On 24/12/21 5:03 am, Curt wrote:
The tools listed in the intercept article don't allow interception of actual voice calls. They are intended to perform traffic analysis and test functions.It wasn't really that "rhetorical" a van because it was precisely the very concrete "mobile FBI van" described on the Wikipedia page the OP referenced. As for the accurate representation of reality, I'm afraid we can only hope, however vainly, that people are capable of determining for themselves who might or might not be an expert in the field.https://theintercept.com/document/2015/12/17/government-cellphone-surveillance-catalogue/
Any competent authority would simply get a warrant (or not) and intercept calls at the exchanges. It's very easy and happens all the time. In conflict countries like Syria and Ukraine you can be certain that 100% of call metadata are recorded and a significant fraction, if not 100%, of voice data recorded for future use. It's not a lot of data on the scale of things.

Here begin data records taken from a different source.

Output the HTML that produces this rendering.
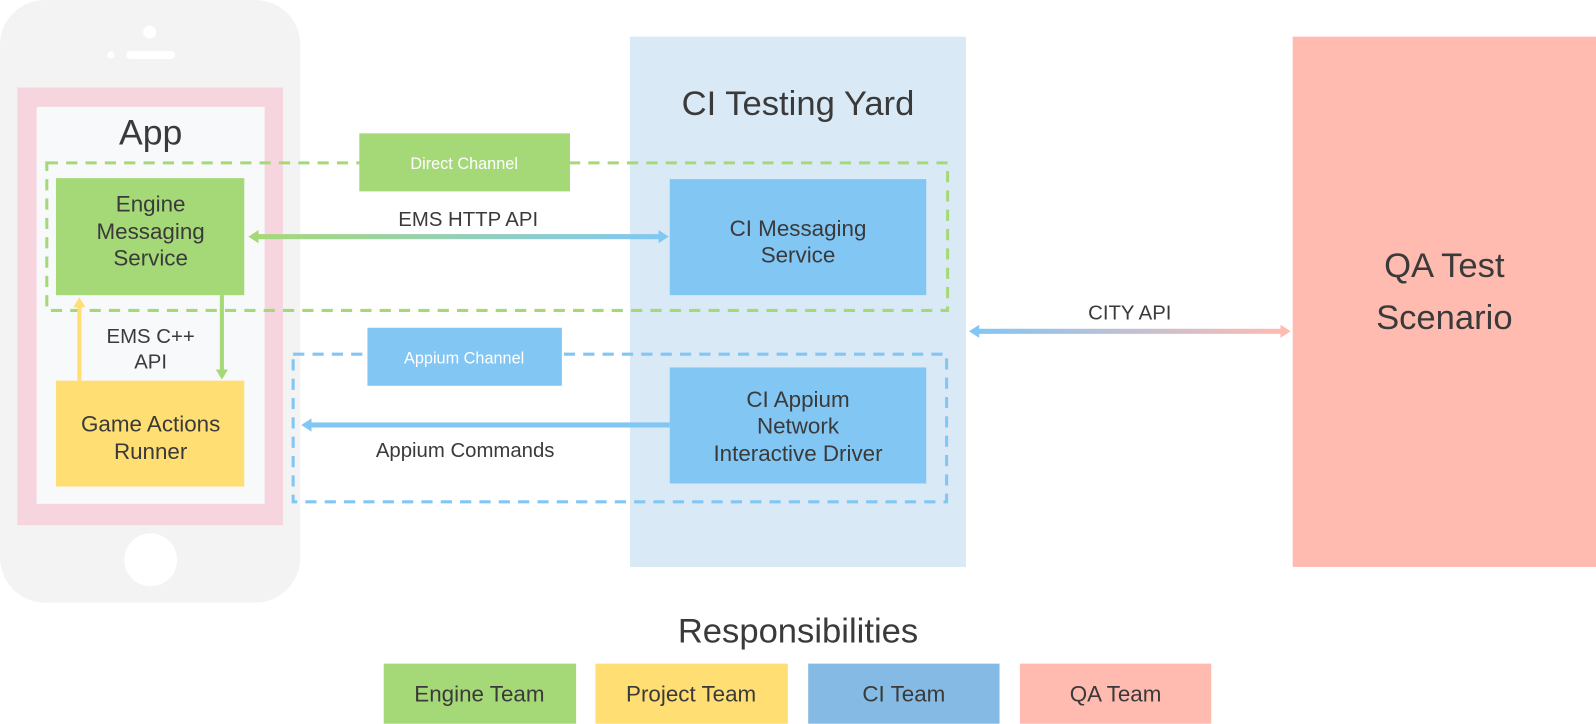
<!DOCTYPE html>
<html><head><meta charset="utf-8"><style>
html,body{margin:0;padding:0;background:#fff;}
svg{display:block;}
text{font-family:"Liberation Sans",sans-serif;fill:#3a3a3a;text-anchor:middle;}
</style></head><body>
<svg width="1596" height="724" viewBox="0 0 1568 711.3" preserveAspectRatio="none" xmlns="http://www.w3.org/2000/svg">
<defs>
<linearGradient id="g1" x1="0" x2="1"><stop offset="0" stop-color="#a5d977"/><stop offset="1" stop-color="#82c6f4"/></linearGradient>
<linearGradient id="g2" x1="0" x2="1"><stop offset="0" stop-color="#82c6f4"/><stop offset="1" stop-color="#ffbbb0"/></linearGradient>
</defs>
<!-- phone -->
<rect x="0" y="0" width="295" height="592" rx="44" fill="#f3f3f3"/>
<circle cx="147" cy="31.5" r="6.4" fill="#fff"/>
<rect x="124" y="50" width="48" height="8" rx="4" fill="#fff"/>
<circle cx="109" cy="54" r="3.5" fill="#fff"/>
<circle cx="148" cy="550" r="26" fill="#fff"/>
<rect x="17" y="86" width="261" height="430" fill="#f6d5df"/>
<rect x="36" y="105" width="224" height="390" fill="#f8f9fb"/>
<text x="148" y="142" font-size="35">App</text>

<!-- CI yard -->
<rect x="619" y="36" width="330" height="521" fill="#d9eaf6"/>
<text x="784" y="113" font-size="34">CI Testing Yard</text>

<!-- QA -->
<rect x="1270" y="36" width="298" height="521" fill="#ffbbb0"/>
<text x="1419" y="272" font-size="34">QA Test</text>
<text x="1419" y="323" font-size="34">Scenario</text>

<!-- dashed groups -->
<rect x="46" y="160" width="885" height="145" fill="none" stroke="#a5d977" stroke-width="3" stroke-dasharray="11,8"/>
<rect x="288" y="348" width="642" height="145" fill="none" stroke="#82c6f4" stroke-width="3" stroke-dasharray="11,8"/>

<rect x="353" y="131" width="207" height="57" fill="#a5d977"/>
<text x="456" y="166" font-size="16" style="fill:#fff">Direct Channel</text>
<rect x="361" y="322" width="191" height="57" fill="#82c6f4"/>
<text x="456" y="357" font-size="16" style="fill:#fff">Appium Channel</text>

<!-- boxes -->
<rect x="55" y="175" width="185" height="115" fill="#a5d977"/>
<text x="148" y="208" font-size="22">Engine</text>
<text x="148" y="235" font-size="22">Messaging</text>
<text x="148" y="261" font-size="22">Service</text>
<rect x="55" y="374" width="185" height="104" fill="#ffdf73"/>
<text x="148" y="424" font-size="22">Game Actions</text>
<text x="148" y="451" font-size="22">Runner</text>

<rect x="658" y="176" width="252" height="114" fill="#82c6f4"/>
<text x="784" y="232" font-size="22">CI Messaging</text>
<text x="784" y="258" font-size="22">Service</text>
<rect x="658" y="361" width="252" height="114" fill="#82c6f4"/>
<text x="784" y="400" font-size="22">CI Appium</text>
<text x="784" y="426" font-size="22">Network</text>
<text x="784" y="453" font-size="22">Interactive Driver</text>

<!-- arrows -->
<line x1="78" y1="374" x2="78" y2="300" stroke="#ffdf73" stroke-width="4"/>
<polygon points="78,292 72,302 84,302" fill="#ffdf73"/>
<line x1="218" y1="290" x2="218" y2="364" stroke="#a5d977" stroke-width="4"/>
<polygon points="218,373 212,363 224,363" fill="#a5d977"/>
<text x="148" y="337" font-size="20">EMS C++</text>
<text x="148" y="362" font-size="20">API</text>

<rect x="252" y="230" width="396" height="5" fill="url(#g1)"/>
<polygon points="244,232.5 254,226 254,239" fill="#a5d977"/>
<polygon points="657,232.5 647,226 647,239" fill="#82c6f4"/>
<text x="460" y="222" font-size="20">EMS HTTP API</text>

<rect x="304" y="415" width="354" height="5" fill="#82c6f4"/>
<polygon points="296,417.5 306,411 306,424" fill="#82c6f4"/>
<text x="457" y="449" font-size="20">Appium Commands</text>

<rect x="960" y="323" width="300" height="5" fill="url(#g2)"/>
<polygon points="952,325.5 962,319 962,332" fill="#82c6f4"/>
<polygon points="1268,325.5 1258,319 1258,332" fill="#ffbbb0"/>
<text x="1110" y="314" font-size="20">CITY API</text>

<!-- legend -->
<text x="784" y="631" font-size="34">Responsibilities</text>
<rect x="377" y="652" width="189" height="59" fill="#a5d977"/>
<text x="471" y="689" font-size="22">Engine Team</text>
<rect x="585" y="652" width="189" height="59" fill="#ffdf73"/>
<text x="679" y="689" font-size="22">Project Team</text>
<rect x="794" y="652" width="188" height="59" fill="#84bae3"/>
<text x="888" y="689" font-size="22">CI Team</text>
<rect x="1002" y="652" width="188" height="59" fill="#ffbbb0"/>
<text x="1096" y="689" font-size="22">QA Team</text>
</svg>
</body></html>
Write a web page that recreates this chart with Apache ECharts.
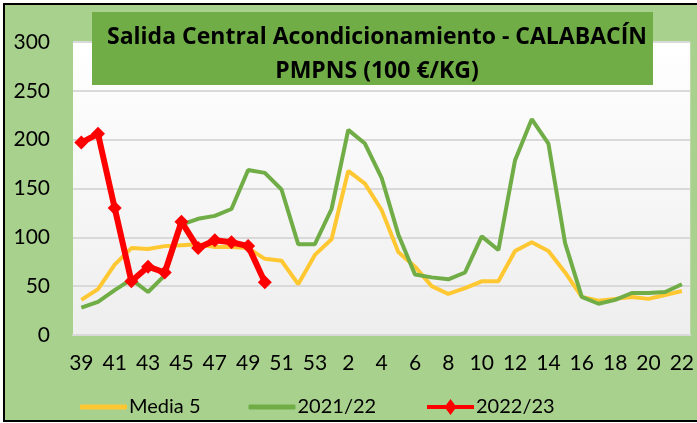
<!DOCTYPE html>
<html>
<head>
<meta charset="utf-8">
<script src="https://cdn.jsdelivr.net/npm/echarts@6/dist/echarts.min.js"></script>
<style>
    html, body { margin: 0; padding: 0; background: #fff; }
    #chart_calabacin { width: 697px; height: 423px; }
</style>
</head>
<body>
<div id="chart_calabacin"></div>
<script>

// Data
// ------------------------------

var weeks = ['39','40','41','42','43','44','45','46','47','48','49','50','51','52','53',
    '1','2','3','4','5','6','7','8','9','10','11','12','13','14','15','16','17','18','19','20','21','22'];

var media5 = [36, 47, 72, 89, 88, 91, 92, 93, 90, 90, 89, 78, 76, 52, 82,
    98, 168, 155, 128, 85, 70, 50, 42, 48, 55, 55, 86, 95, 86, 64, 39, 35, 37, 39, 37, 41, 45];

var season2122 = [28, 34, 46, 57, 44, 61, 113, 119, 122, 129, 169, 166, 149, 93, 93,
    129, 210, 196, 161, 103, 62, 59, 57, 64, 101, 87, 179, 221, 196, 94, 39, 32, 36, 43, 43, 44, 52];

var season2223 = [197, 206, 130, 55, 70, 64, 116, 89, 97, 95, 91, 54];

var yTicks = { min: 0, max: 300, interval: 50 };


// Setup module
// ------------------------------

var EchartsCalabacin = function() {

    var _calabacinChart = function() {
        if (typeof echarts == 'undefined') {
            console.warn('Warning - echarts.min.js is not loaded.');
            return;
        }

        var element = document.getElementById('chart_calabacin');
        if (!element) return;

        var chart = echarts.init(element);

        var fontFamily = 'Lato, "Open Sans", sans-serif';

        // Legend text
        var legendText = {
            fontFamily: fontFamily,
            fontSize: 20,
            color: '#000',
            padding: [0, 0, 0, -3]
        };

        // Line + diamond marker, like the Excel legend key
        var diamondLineIcon = 'path://M0,6 L19,6 L23.5,0 L28,6 L47,6 L47,10 L28,10 L23.5,16 L19,10 L0,10 Z';

        chart.setOption({

            backgroundColor: '#ffffff',
            animation: false,

            textStyle: {
                fontFamily: fontFamily,
                color: '#000'
            },

            // Frame + title box
            graphic: [
                {
                    type: 'rect',
                    z: -10,
                    shape: { x: 4, y: 4, width: 700, height: 417 },
                    style: { fill: '#a9d18e', stroke: '#000', lineWidth: 2 }
                },
                {
                    type: 'rect',
                    z: 50,
                    shape: { x: 92, y: 12, width: 561, height: 73 },
                    style: { fill: '#70ad47' }
                }
            ],

            title: {
                text: 'Salida Central Acondicionamiento - CALABACÍN\nPMPNS (100 €/KG)',
                left: 372,
                top: 15,
                textAlign: 'center',
                z: 60,
                textStyle: {
                    fontFamily: '"Open Sans", sans-serif',
                    fontSize: 23,
                    fontWeight: 'bold',
                    color: '#000',
                    lineHeight: 34,
                    align: 'center'
                }
            },

            grid: {
                left: 73,
                right: 3,
                top: 42,
                bottom: 88,
                show: true,
                borderWidth: 0,
                backgroundColor: new echarts.graphic.LinearGradient(0, 0, 0, 1, [
                    { offset: 0, color: '#ffffff' },
                    { offset: 1, color: '#eeeeee' }
                ])
            },

            // Two legends so that the plain lines and the marker line get their own keys
            legend: [
                {
                    left: 75,
                    top: 392,
                    itemWidth: 47,
                    itemHeight: 5,
                    itemGap: 48,
                    icon: 'roundRect',
                    textStyle: legendText,
                    data: ['Media 5', '2021/22']
                },
                {
                    left: 422,
                    top: 392,
                    itemWidth: 47,
                    itemHeight: 16,
                    icon: diamondLineIcon,
                    textStyle: legendText,
                    data: ['2022/23']
                }
            ],

            xAxis: {
                type: 'category',
                boundaryGap: true,
                data: weeks,
                axisLine: { show: true, lineStyle: { color: '#d9d9d9', width: 2 } },
                axisTick: { show: false },
                axisLabel: {
                    interval: 1,
                    fontSize: 21,
                    color: '#000',
                    margin: 18
                }
            },

            yAxis: {
                type: 'value',
                min: yTicks.min,
                max: yTicks.max,
                interval: yTicks.interval,
                axisLine: { show: false },
                axisTick: { show: false },
                axisLabel: {
                    fontSize: 21,
                    color: '#000',
                    margin: 23
                },
                splitLine: {
                    show: true,
                    lineStyle: { color: '#d9d9d9', width: 2 }
                }
            },

            series: [
                {
                    name: 'Media 5',
                    type: 'line',
                    data: media5,
                    symbol: 'none',
                    z: 2,
                    lineStyle: { color: '#ffc832', width: 4 },
                    itemStyle: { color: '#ffc832' }
                },
                {
                    name: '2021/22',
                    type: 'line',
                    data: season2122,
                    symbol: 'none',
                    z: 3,
                    lineStyle: { color: '#70ad47', width: 4 },
                    itemStyle: { color: '#70ad47' }
                },
                {
                    name: '2022/23',
                    type: 'line',
                    data: season2223,
                    symbol: 'diamond',
                    symbolSize: 14,
                    showAllSymbol: true,
                    z: 4,
                    lineStyle: { color: '#ff0000', width: 6 },
                    itemStyle: { color: '#ff0000' }
                }
            ]
        });
    };

    return {
        init: function() {
            _calabacinChart();
        }
    }
}();

document.addEventListener('DOMContentLoaded', function() {
    EchartsCalabacin.init();
});
</script>
</body>
</html>
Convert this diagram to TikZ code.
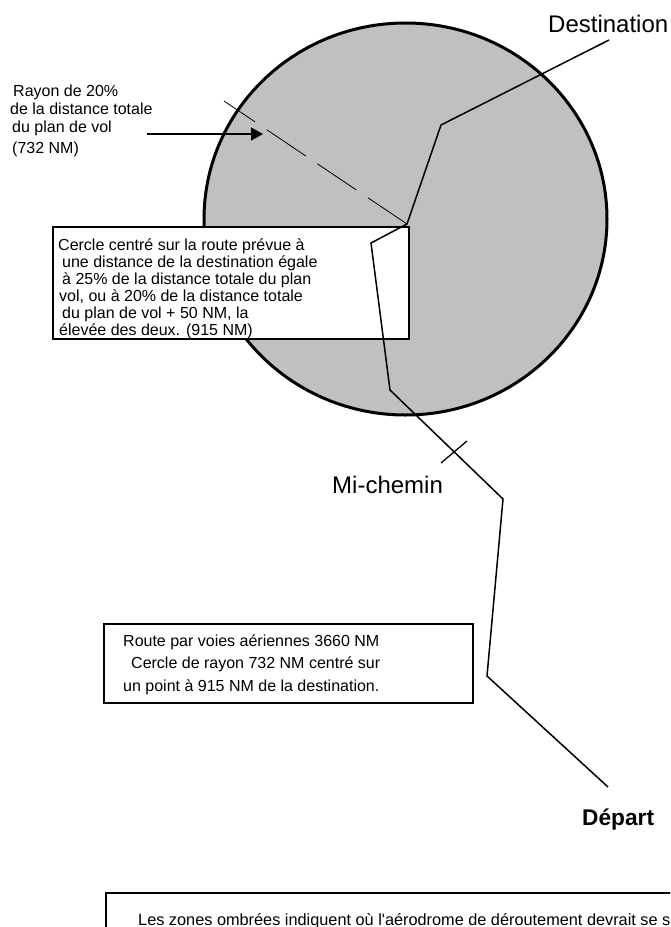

Getting back to the OP, on the scale of likelihood:- zero probability a bad guy was sitting across the street to intercept his phone
- zero probability a carrier exchange was compromised by a non-state actor - moderate probability the financial institution PBX was compromised- good probability the OP computer *could* have been compromised - it's relatively easy but may not have happened
My working theory is the financial institution PBX was compromised and a small percentage of inbound calls intercepted. It was the OP's bad luck to be one of those.